Editor’s View: Stability is the new subsidy for farmers
© GNP If there’s a common thread running through the headlines in this week’s News section, it’s not the future of environmental schemes, the latest trade disputes, or even the size of farm support budgets. It is uncertainty.
The confirmation of a launch date for SFI26 should, in theory, be good news. After months of speculation, farmers have something concrete to work with.
But the reaction in most quarters has been less relief, more caution, with years of policy turbulence leaving farmers reluctant to trust government promises.
See also: SFI 2026 launch date confirmed as new details emerge
At the same time, the pressure being piled on ministers to extend support arrangements for the Ensus bioethanol plant highlights another uncomfortable reality.
Modern agriculture relies on a surprisingly small number of strategically important assets. Whether the issue is fertiliser, CO2, energy or processing capacity, resilience increasingly comes at a price.
Meanwhile, in Scotland, ministers have sought to reassure farmers by committing to retain about 70% of agricultural support as direct payments.
Even there, though, concerns remain that inflation has eroded the value of the budget, and other plans for price caps on food staples have rung alarm bells across the industry.
Individually, these stories appear unrelated. But together, they tell us something important about the state of British agriculture.
For years, the political conversation after Brexit centred on freedom. Freedom to design new support schemes, to strike new trade deals and to regulate differently.
Today, the focus has shifted: government policy is less about creating opportunities and more about managing risks.
Food security, environmental delivery, energy resilience and climate change now dominate the discussion.
That is not necessarily a criticism – recent years have demonstrated how fragile global systems can be. But it does explain why many farmers are starting to view stability as more valuable than subsidy.
Farm businesses have done a remarkable job at adapting to lower support and changing markets.
What they struggle with is constant uncertainty, because investment decisions in agriculture are measured in years, often decades.
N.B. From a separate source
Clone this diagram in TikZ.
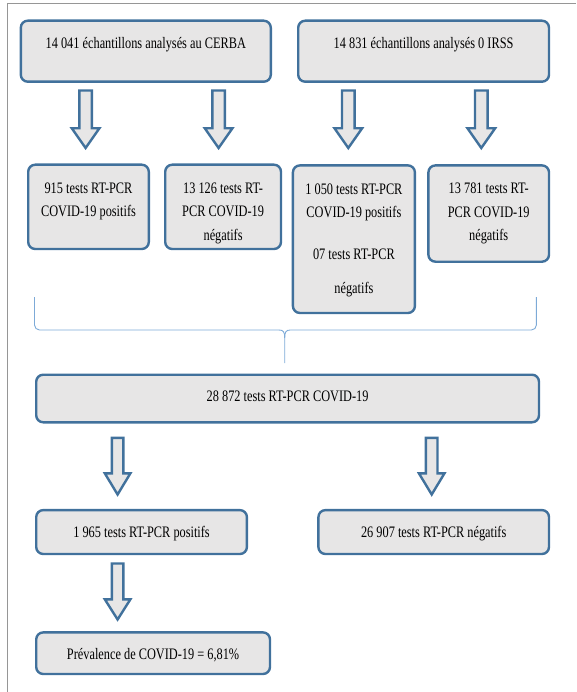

The encouraging news is that agriculture has rarely been more important to policymakers.
Food security, climate targets, energy production, public health and even defence policy all lead governments back to farming – even though they might not like it.
In an era of geopolitical volatility, the sector is rapidly reaching the point where it can no longer be viewed as a niche interest, but as critical national infrastructure. That should be a source of optimism.
But certainty will not solve every problem. Farming cannot deliver affordable food and public goods on warm words alone.
Soon politicians will have to decide whether they are prepared to match rhetoric with resources. Until then, stability remains the next best thing.
Because if government is unwilling to put its money where its mouth is, the least it can do is stop moving the goalposts.